Efficient degradation of amoxicillin using Bi2O3/Fe synthesized by microwave-assisted precipitation method
Published in Cogent Engineering, 2022
Bella Aprimanti Utami, Heri Sutanto, Ilham Alkian, Fatkhiyatus Sa’Adah, Eko Hidayanto
Several alternatives have been carried out to remove these compounds, including reverse osmosis, adsorption, and advanced oxidation technologies such as fenton reaction, ozonation, and photocatalytic technology (Benitez et al., 2011). Photocatalytic shows promising prospects among these methods due to its sustainability and environmental friendliness (Wang et al., 2018).
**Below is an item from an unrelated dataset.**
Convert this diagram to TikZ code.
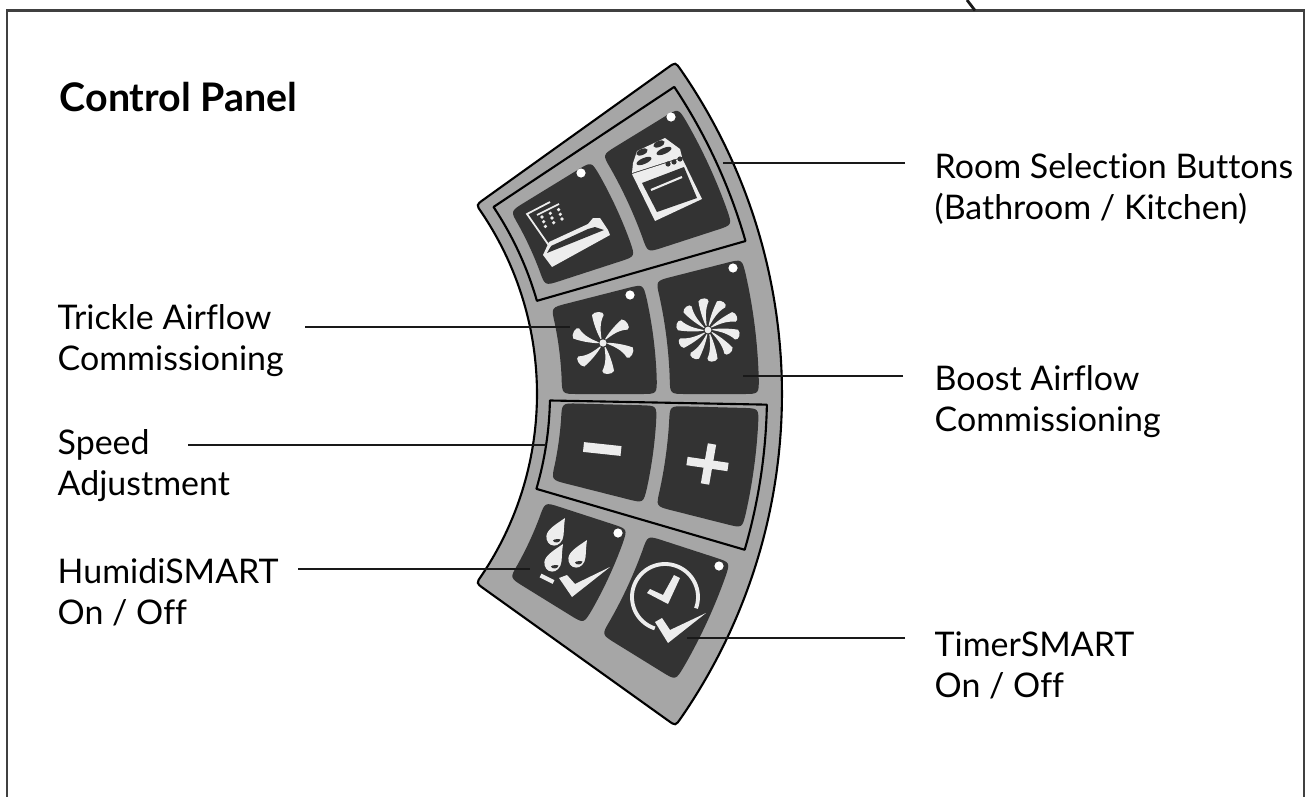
\documentclass[tikz,border=0pt]{standalone}
\usepackage{fontspec}
\setmainfont[Ligatures=NoCommon]{Lato}
\usetikzlibrary{calc}
\definecolor{panelgray}{HTML}{A6A6A6}
\definecolor{btndark}{HTML}{333333}
\definecolor{iconlight}{HTML}{EDEDED}
\tikzset{
  frame/.style   = {line width=0.6pt, draw=black!75},
  leader/.style  = {line width=0.8pt, draw=black!90},
  outline/.style = {line width=0.6pt, draw=black, fill=panelgray},
  grp/.style     = {line width=0.6pt, draw=black},
  btn/.style     = {fill=btndark},
  lbl/.style     = {anchor=north west, align=left, inner sep=0pt,
                    font=\fontsize{9.65pt}{11.7pt}\selectfont},
  ttl/.style     = {anchor=base west, inner sep=0pt,
                    font=\fontsize{11.2pt}{12pt}\selectfont\bfseries},
  icon/.style    = {fill=iconlight},
  hole/.style    = {fill=btndark},
  led/.style     = {fill=white},
  stroke/.style  = {draw=iconlight, line width=#1},
}
% style, corner size, inner and outer radius, first and last angle
\newcommand{\sect}[6]{%
  \pgfmathsetmacro{\da}{#2*57.3/#3}%
  \pgfmathsetmacro{\db}{#2*57.3/#4}%
  \pgfmathsetmacro{\ra}{#3+#2}%
  \pgfmathsetmacro{\rb}{#4-#2}%
  \pgfmathsetmacro{\sa}{#5-\da}%
  \pgfmathsetmacro{\ea}{#6+\da}%
  \pgfmathsetmacro{\sb}{#5-\db}%
  \pgfmathsetmacro{\eb}{#6+\db}%
  \path[#1] (#5:\ra) -- (#5:\rb) .. controls (#5:#4) .. (\sb:#4)
    arc[start angle=\sb,end angle=\eb,radius=#4]
    .. controls (#6:#4) .. (#6:\rb) -- (#6:\ra) .. controls (#6:#3) .. (\ea:#3)
    arc[start angle=\ea,end angle=\sa,radius=#3]
    .. controls (#5:#3) .. (#5:\ra) -- cycle;}
\newcommand{\blade}{(-1.5,-4) .. controls (-2.5,-12) and (-3.5,-20) .. (0.7,-28)
  .. controls (1,-32) and (-9,-32) .. (-11,-28)
  .. controls (-10,-22) and (-7,-12) .. (-2.5,-4) -- cycle}
\newcommand{\drop}[2]{%
  \begin{scope}[shift={(#1,#2)}]
    \fill[icon] (10,-19) .. controls (9,-12) and (9,-9) .. (8.6,-2)
      .. controls (8,5) and (3,9) .. (-1,8.6)
      .. controls (-6,8.5) and (-9,4) .. (-8.6,-1)
      .. controls (-8,-8) and (3,-14) .. (10,-19) -- cycle;
    \fill[hole] (-2,3.5) .. controls (-1,1.8) and (5,1.8) .. (5.5,2.6)
      .. controls (5,6) and (-1,6.5) .. (-2,3.5) -- cycle;
  \end{scope}}

\begin{document}
\begin{tikzpicture}[x=0.01cm,y=-0.01cm]
  \useasboundingbox (0,0) rectangle (1312,797);

  % outer frame
  \coordinate (fbl) at (7,797);
  \coordinate (ftl) at (7,10.5);
  \coordinate (ftr) at (1304,10.5);
  \coordinate (fbr) at (1304,797);
  \draw[frame] (fbl) -- (ftl) -- (ftr) -- (fbr);
  \coordinate (ta) at (967,0);
  \coordinate (tb) at (975,10.5);
  \draw[leader] (ta) -- (tb);

  % panel, groups and buttons share one centre
  \begin{scope}[shift={(212,394)},y=0.01cm]
    \sect{outline}{9}{325}{570}{35.6}{-35.6}
    \sect{grp}{0.5}{338}{555}{33.6}{16}
    \sect{grp}{0.5}{338}{555}{-1.1}{-16.3}
    \sect{btn}{16}{350}{445}{31.5}{18}
    \sect{btn}{16}{458}{547}{31.5}{18}
    \sect{btn}{16}{350}{445}{14.3}{0}
    \sect{btn}{16}{458}{547}{14.3}{0}
    \sect{btn}{16}{350}{445}{-1.5}{-14.2}
    \sect{btn}{16}{458}{547}{-1.5}{-14.2}
    \sect{btn}{16}{350}{437}{-18}{-31.7}
    \sect{btn}{16}{458}{545}{-18}{-31.7}
  \end{scope}

  % indicator lights
  \foreach \lx/\ly in {581/173,671/117,630/295,733/268,618/533,719/566}
    \fill[led] (\lx,\ly) circle[radius=4.6];

  % bathroom
  \fill[icon] (543,255) -- (549,242) -- (588,224) -- (593,218) -- (600,218)
    -- (608,230) -- (610,235) -- (552,267) -- cycle;
  \fill[hole] (551,246) -- (588,229) -- (595,227) -- (604,230) -- (547,253) -- cycle;
  \draw[stroke=0.5pt] (550,247) -- (527,214) -- (550,202);
  \draw[stroke=0.5pt] (537,215) -- (559,204);
  \foreach \cc in {0,1,2}
    \foreach \rr in {0,1,2}
      \fill[icon] ({542+8.3*\cc+1.7*\rr},{217-3.7*\cc+4.7*\rr}) circle[radius=1.8];

  % kitchen
  \fill[icon] (637,151) -- (665,138) -- (680,149) -- (682,157) -- (632,173) -- (633,163) -- cycle;
  \fill[icon] (632,174) -- (682,158) -- (702,199) -- (655,221) -- cycle;
  \foreach \hx/\hy/\hr in {642/152/6,659/144/6,644/161/8,664/151/8}
    \fill[hole] (\hx,\hy) ellipse[x radius=\hr,y radius=3,rotate=23];
  \foreach \kx/\ky in {668/164,674/162,680/159}
    \fill[hole] (\kx,\ky) circle[radius=2.6];
  \fill[hole] (642,183) -- (684,167) -- (697,198) -- (657,212) -- cycle;
  \draw[stroke=0.6pt] (651,190) -- (682,177);

  % trickle and boost fans
  \foreach \bb in {0,60,...,300}
    \fill[icon,shift={(603,343)},rotate=\bb] \blade;
  \fill[icon] (603,343) circle[radius=3.6];
  \foreach \bb in {0,36,...,324}
    \fill[icon,shift={(708,330)},rotate=\bb,scale=1.02,xscale=0.85] \blade;
  \fill[icon] (708,330) circle[radius=3.4];

  % minus and plus
  \draw[stroke=2.8pt] (583.5,447) -- (621,451);
  \draw[stroke=2.4pt] (687,461) -- (728,467);
  \draw[stroke=2.4pt] (712,444) -- (705,484);

  % humidity
  \drop{555}{537}
  \drop{553}{563}
  \drop{577}{559}
  \draw[stroke=1.2pt] (540.5,575.5) -- (553.5,582);
  \fill[icon] (559,578) -- (567,575) -- (575,584) -- (610,567) -- (572,597) -- cycle;

  % timer
  \draw[stroke=1.1pt] plot[domain=20:-252,samples=70] ({665+33*cos(\x)},{597+33*sin(\x)});
  \fill[icon] (647,593) -- (650,589) -- (663,595) -- (674,575) -- (680,578) -- (668,604) -- cycle;
  \fill[icon] (655,622) -- (662,618) -- (670,630) -- (706,613) -- (668,643) -- cycle;

  % labels
  \node[ttl] (title) at (59,111) {Control Panel};
  \node[lbl] (room) at (934,153) {Room Selection Buttons\\(Bathroom / Kitchen)};
  \node[lbl] (trickle) at (57,304) {Trickle Airflow\\Commissioning};
  \node[lbl] (boost) at (934,365) {Boost Airflow\\Commissioning};
  \node[lbl] (speed) at (57,429) {Speed\\Adjustment};
  \node[lbl] (humidi) at (57,558) {HumidiSMART\\On / Off};
  \node[lbl] (timer) at (934,631) {TimerSMART\\On / Off};

  % leaders
  \coordinate (roomfrom) at (905,163);     \coordinate (roomto) at (723,163);
  \coordinate (tricklefrom) at (305,327);  \coordinate (trickleto) at (570,327);
  \coordinate (boostfrom) at (903,376);    \coordinate (boostto) at (743,376);
  \coordinate (speedfrom) at (188,445);    \coordinate (speedto) at (546,445);
  \coordinate (humidifrom) at (298,569);   \coordinate (humidito) at (530,569);
  \coordinate (timerfrom) at (905,638);    \coordinate (timerto) at (687,638);
  \draw[leader] (roomfrom) -- (roomto);
  \draw[leader] (tricklefrom) -- (trickleto);
  \draw[leader] (boostfrom) -- (boostto);
  \draw[leader] (speedfrom) -- (speedto);
  \draw[leader] (humidifrom) -- (humidito);
  \draw[leader] (timerfrom) -- (timerto);
\end{tikzpicture}
\end{document}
Bismuth oxide (Bi2O3) is a photocatalyst material that is of interest to researchers because of its high redox inversion, environmental friendliness, thermal stability, and energy bandgap between 2.58 and 2.85 eV, which shows a response to visible light (Basith et al., 2018). The phase (monoclinic) Bi2O3 has semiconductor properties, is stable at low temperatures, and is more energy-efficient in the synthesis process (Gadhi et al., 2016). However, photon-induced electron–hole pairs have poor light utilization and fast recombination rates limiting photocatalytic activity (Zhou et al., 2019).